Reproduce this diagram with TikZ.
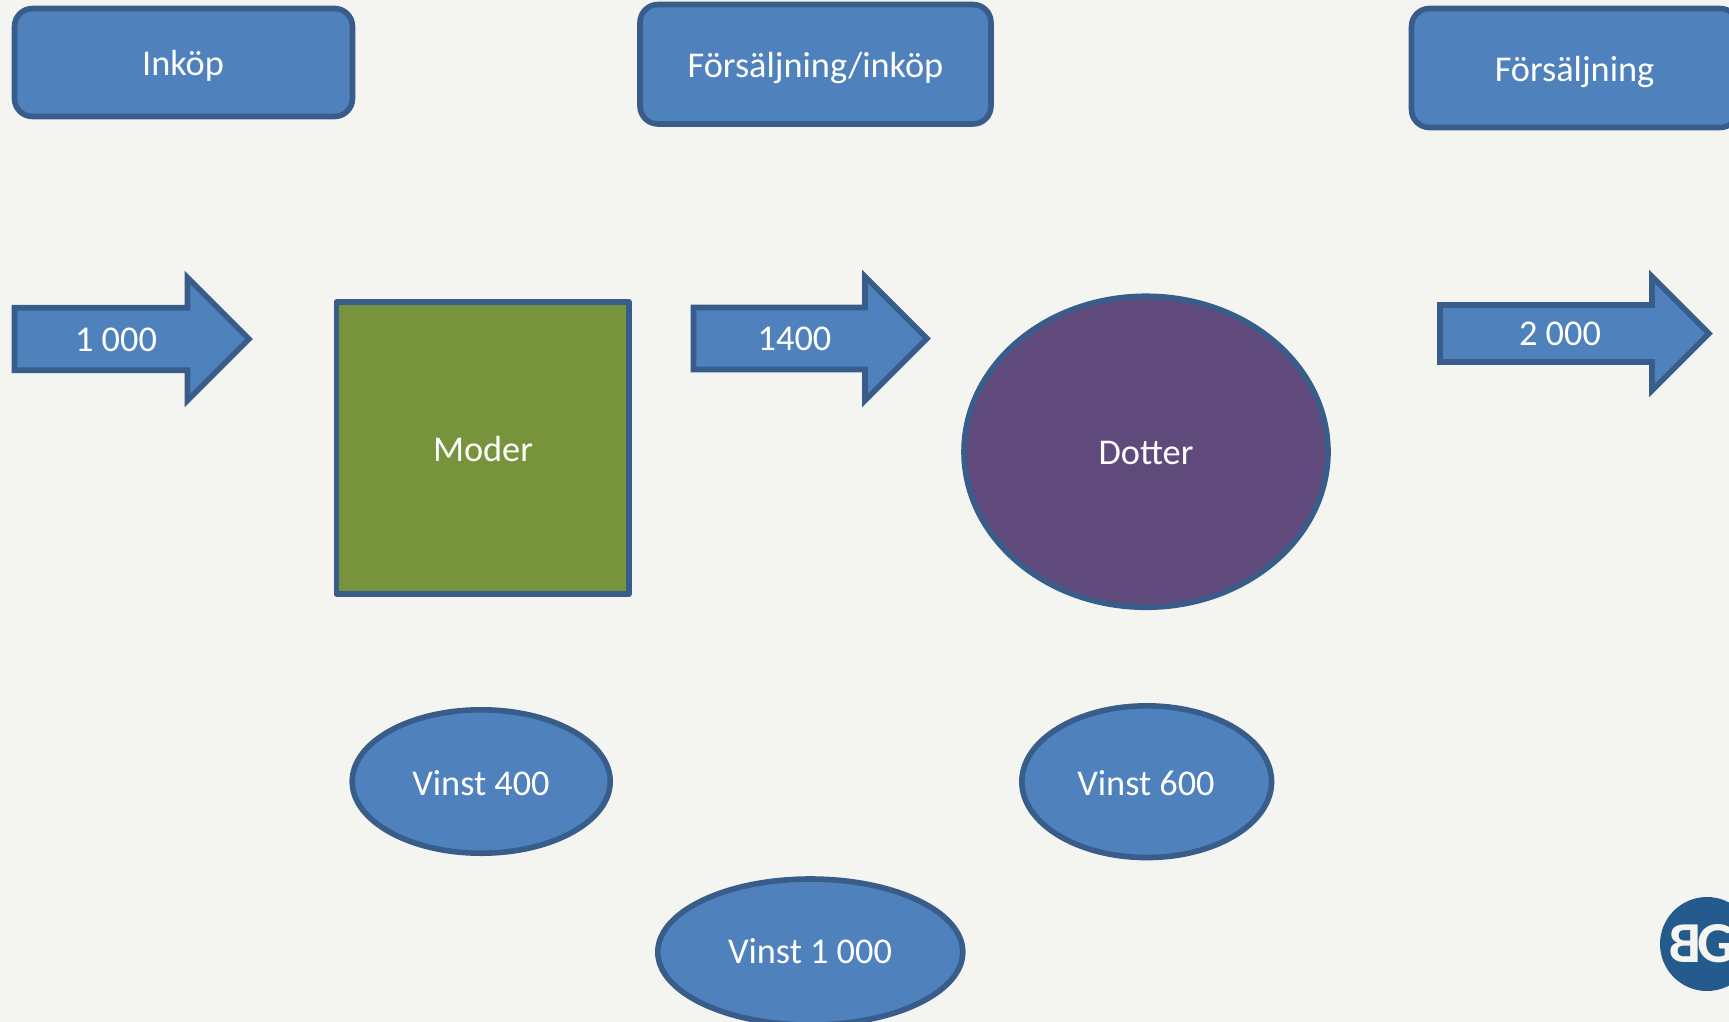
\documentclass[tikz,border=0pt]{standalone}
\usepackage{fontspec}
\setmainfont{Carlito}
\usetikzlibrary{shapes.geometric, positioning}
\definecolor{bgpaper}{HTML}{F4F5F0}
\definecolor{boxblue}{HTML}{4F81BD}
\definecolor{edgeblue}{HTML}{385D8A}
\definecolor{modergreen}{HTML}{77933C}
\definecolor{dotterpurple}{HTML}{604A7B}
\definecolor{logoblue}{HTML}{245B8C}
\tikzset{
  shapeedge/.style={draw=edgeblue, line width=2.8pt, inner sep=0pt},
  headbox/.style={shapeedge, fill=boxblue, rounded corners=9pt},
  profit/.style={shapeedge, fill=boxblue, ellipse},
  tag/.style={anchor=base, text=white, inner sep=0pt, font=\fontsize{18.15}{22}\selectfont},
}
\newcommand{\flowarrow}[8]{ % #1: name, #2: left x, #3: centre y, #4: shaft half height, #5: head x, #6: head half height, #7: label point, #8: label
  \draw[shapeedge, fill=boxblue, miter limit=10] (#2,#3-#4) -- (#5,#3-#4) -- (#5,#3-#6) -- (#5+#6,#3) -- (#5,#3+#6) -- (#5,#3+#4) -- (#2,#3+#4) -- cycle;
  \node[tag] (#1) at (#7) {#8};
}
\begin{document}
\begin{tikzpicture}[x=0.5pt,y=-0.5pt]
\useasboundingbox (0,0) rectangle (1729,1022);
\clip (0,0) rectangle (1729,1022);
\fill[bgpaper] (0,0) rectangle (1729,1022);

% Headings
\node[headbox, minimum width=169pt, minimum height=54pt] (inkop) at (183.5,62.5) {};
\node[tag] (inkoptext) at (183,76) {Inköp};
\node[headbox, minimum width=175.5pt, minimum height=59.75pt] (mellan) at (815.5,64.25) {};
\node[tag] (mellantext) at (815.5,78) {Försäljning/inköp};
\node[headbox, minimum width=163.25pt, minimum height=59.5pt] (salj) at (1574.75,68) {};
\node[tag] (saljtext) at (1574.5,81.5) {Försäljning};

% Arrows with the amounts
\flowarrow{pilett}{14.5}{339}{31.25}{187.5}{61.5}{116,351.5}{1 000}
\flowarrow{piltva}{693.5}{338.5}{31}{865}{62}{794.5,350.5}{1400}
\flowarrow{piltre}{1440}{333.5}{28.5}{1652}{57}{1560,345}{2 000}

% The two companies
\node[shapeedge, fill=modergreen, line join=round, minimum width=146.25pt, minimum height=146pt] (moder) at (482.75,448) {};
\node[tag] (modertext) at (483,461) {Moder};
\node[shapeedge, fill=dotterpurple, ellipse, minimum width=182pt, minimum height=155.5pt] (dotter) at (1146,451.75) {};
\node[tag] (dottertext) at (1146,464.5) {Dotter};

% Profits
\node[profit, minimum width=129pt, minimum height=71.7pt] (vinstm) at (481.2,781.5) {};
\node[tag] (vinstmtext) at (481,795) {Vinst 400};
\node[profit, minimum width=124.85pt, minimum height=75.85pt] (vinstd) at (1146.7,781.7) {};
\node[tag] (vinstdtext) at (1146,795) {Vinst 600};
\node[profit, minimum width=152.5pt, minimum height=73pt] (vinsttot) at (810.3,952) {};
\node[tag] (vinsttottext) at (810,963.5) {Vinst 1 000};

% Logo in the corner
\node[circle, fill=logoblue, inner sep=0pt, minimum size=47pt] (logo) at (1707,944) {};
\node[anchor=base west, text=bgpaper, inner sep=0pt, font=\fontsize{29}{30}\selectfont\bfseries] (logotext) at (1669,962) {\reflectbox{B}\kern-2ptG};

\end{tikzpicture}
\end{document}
========
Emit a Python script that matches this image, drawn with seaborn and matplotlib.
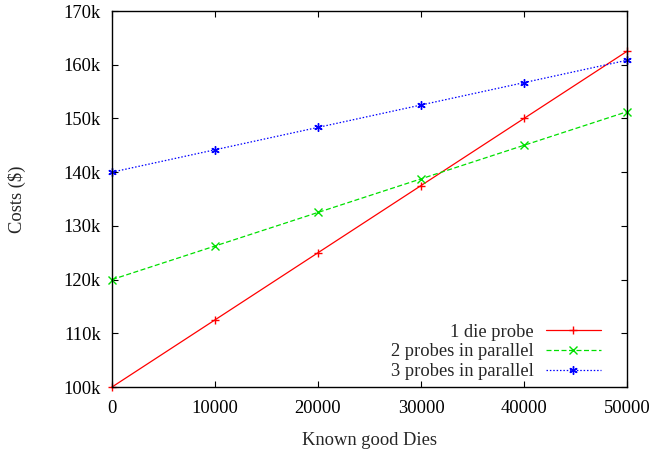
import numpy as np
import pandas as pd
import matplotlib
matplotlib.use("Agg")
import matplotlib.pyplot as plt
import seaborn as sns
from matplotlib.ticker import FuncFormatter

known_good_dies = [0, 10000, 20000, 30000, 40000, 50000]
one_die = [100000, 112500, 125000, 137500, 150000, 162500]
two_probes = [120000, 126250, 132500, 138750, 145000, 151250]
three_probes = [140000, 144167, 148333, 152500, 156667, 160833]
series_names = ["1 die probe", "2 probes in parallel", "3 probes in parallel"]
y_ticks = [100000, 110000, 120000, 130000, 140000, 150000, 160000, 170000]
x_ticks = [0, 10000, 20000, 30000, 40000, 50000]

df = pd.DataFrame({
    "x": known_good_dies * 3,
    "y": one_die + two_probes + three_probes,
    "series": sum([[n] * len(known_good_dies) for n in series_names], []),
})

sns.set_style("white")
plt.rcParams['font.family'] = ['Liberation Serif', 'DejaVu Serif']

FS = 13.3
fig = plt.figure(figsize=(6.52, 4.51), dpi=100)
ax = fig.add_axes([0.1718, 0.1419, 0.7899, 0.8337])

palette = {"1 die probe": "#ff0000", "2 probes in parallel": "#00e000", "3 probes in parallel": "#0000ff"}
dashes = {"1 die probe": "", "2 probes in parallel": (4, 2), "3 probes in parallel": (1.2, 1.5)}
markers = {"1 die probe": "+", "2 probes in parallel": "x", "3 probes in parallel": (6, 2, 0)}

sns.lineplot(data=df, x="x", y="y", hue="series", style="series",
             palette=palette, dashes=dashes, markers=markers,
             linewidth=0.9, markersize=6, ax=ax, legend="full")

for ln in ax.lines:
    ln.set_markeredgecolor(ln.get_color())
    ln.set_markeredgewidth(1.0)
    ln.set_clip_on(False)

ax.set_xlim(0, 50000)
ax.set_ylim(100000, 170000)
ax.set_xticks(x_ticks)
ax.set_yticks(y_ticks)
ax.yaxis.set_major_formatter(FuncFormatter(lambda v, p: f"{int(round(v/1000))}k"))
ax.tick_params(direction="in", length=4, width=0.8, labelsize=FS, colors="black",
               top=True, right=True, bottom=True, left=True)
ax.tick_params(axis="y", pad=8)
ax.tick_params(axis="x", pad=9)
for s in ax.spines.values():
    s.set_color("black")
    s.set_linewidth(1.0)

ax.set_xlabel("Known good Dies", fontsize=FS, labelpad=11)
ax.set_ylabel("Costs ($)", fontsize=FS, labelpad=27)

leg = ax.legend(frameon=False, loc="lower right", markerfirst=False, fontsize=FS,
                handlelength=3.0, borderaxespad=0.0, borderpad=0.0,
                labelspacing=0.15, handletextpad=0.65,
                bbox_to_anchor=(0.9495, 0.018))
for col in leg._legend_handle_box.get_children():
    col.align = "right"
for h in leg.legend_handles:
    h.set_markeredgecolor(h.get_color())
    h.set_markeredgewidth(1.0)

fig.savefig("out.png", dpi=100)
========
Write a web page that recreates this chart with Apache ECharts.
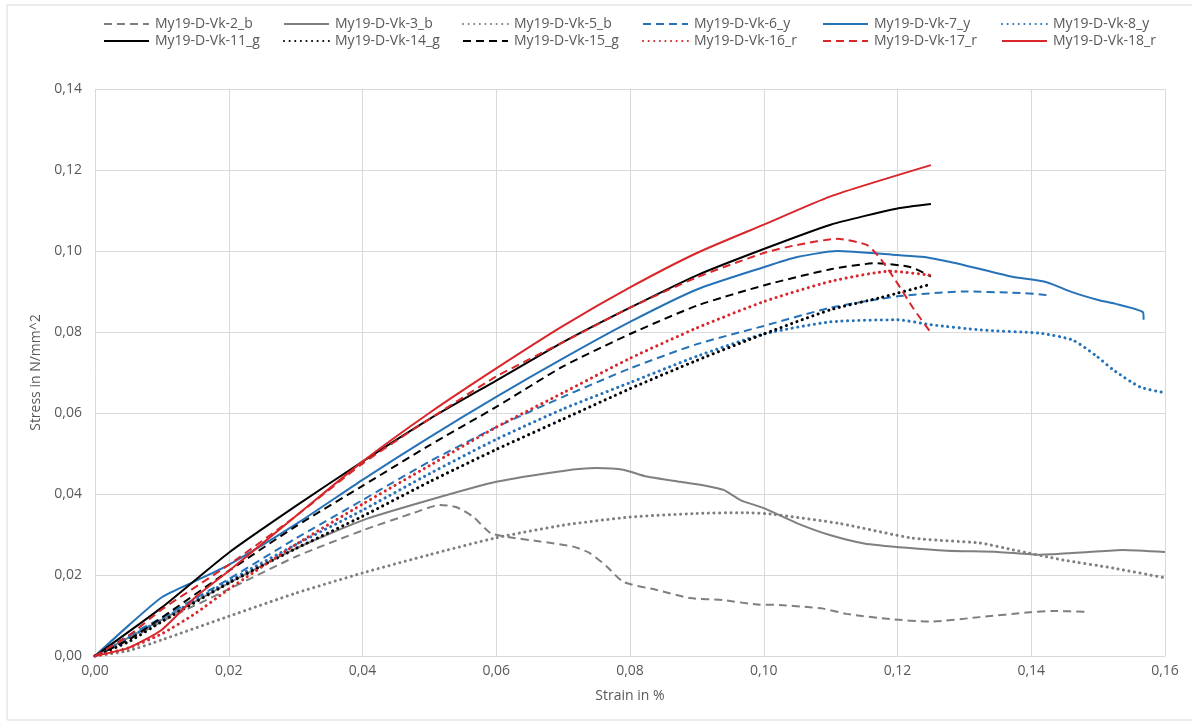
========
Make an exact copy of only the lines from the one with "Reproduce this diagram with TikZ." through the one with "(dottertext) at (1146,464.5)". Pictures don't belong in it.

Reproduce this diagram with TikZ.
\documentclass[tikz,border=0pt]{standalone}
\usepackage{fontspec}
\setmainfont{Carlito}
\usetikzlibrary{shapes.geometric, positioning}
\definecolor{bgpaper}{HTML}{F4F5F0}
\definecolor{boxblue}{HTML}{4F81BD}
\definecolor{edgeblue}{HTML}{385D8A}
\definecolor{modergreen}{HTML}{77933C}
\definecolor{dotterpurple}{HTML}{604A7B}
\definecolor{logoblue}{HTML}{245B8C}
\tikzset{
  shapeedge/.style={draw=edgeblue, line width=2.8pt, inner sep=0pt},
  headbox/.style={shapeedge, fill=boxblue, rounded corners=9pt},
  profit/.style={shapeedge, fill=boxblue, ellipse},
  tag/.style={anchor=base, text=white, inner sep=0pt, font=\fontsize{18.15}{22}\selectfont},
}
\newcommand{\flowarrow}[8]{ % #1: name, #2: left x, #3: centre y, #4: shaft half height, #5: head x, #6: head half height, #7: label point, #8: label
  \draw[shapeedge, fill=boxblue, miter limit=10] (#2,#3-#4) -- (#5,#3-#4) -- (#5,#3-#6) -- (#5+#6,#3) -- (#5,#3+#6) -- (#5,#3+#4) -- (#2,#3+#4) -- cycle;
  \node[tag] (#1) at (#7) {#8};
}
\begin{document}
\begin{tikzpicture}[x=0.5pt,y=-0.5pt]
\useasboundingbox (0,0) rectangle (1729,1022);
\clip (0,0) rectangle (1729,1022);
\fill[bgpaper] (0,0) rectangle (1729,1022);

% Headings
\node[headbox, minimum width=169pt, minimum height=54pt] (inkop) at (183.5,62.5) {};
\node[tag] (inkoptext) at (183,76) {Inköp};
\node[headbox, minimum width=175.5pt, minimum height=59.75pt] (mellan) at (815.5,64.25) {};
\node[tag] (mellantext) at (815.5,78) {Försäljning/inköp};
\node[headbox, minimum width=163.25pt, minimum height=59.5pt] (salj) at (1574.75,68) {};
\node[tag] (saljtext) at (1574.5,81.5) {Försäljning};

% Arrows with the amounts
\flowarrow{pilett}{14.5}{339}{31.25}{187.5}{61.5}{116,351.5}{1 000}
\flowarrow{piltva}{693.5}{338.5}{31}{865}{62}{794.5,350.5}{1400}
\flowarrow{piltre}{1440}{333.5}{28.5}{1652}{57}{1560,345}{2 000}

% The two companies
\node[shapeedge, fill=modergreen, line join=round, minimum width=146.25pt, minimum height=146pt] (moder) at (482.75,448) {};
\node[tag] (modertext) at (483,461) {Moder};
\node[shapeedge, fill=dotterpurple, ellipse, minimum width=182pt, minimum height=155.5pt] (dotter) at (1146,451.75) {};
\node[tag] (dottertext) at (1146,464.5) {Dotter};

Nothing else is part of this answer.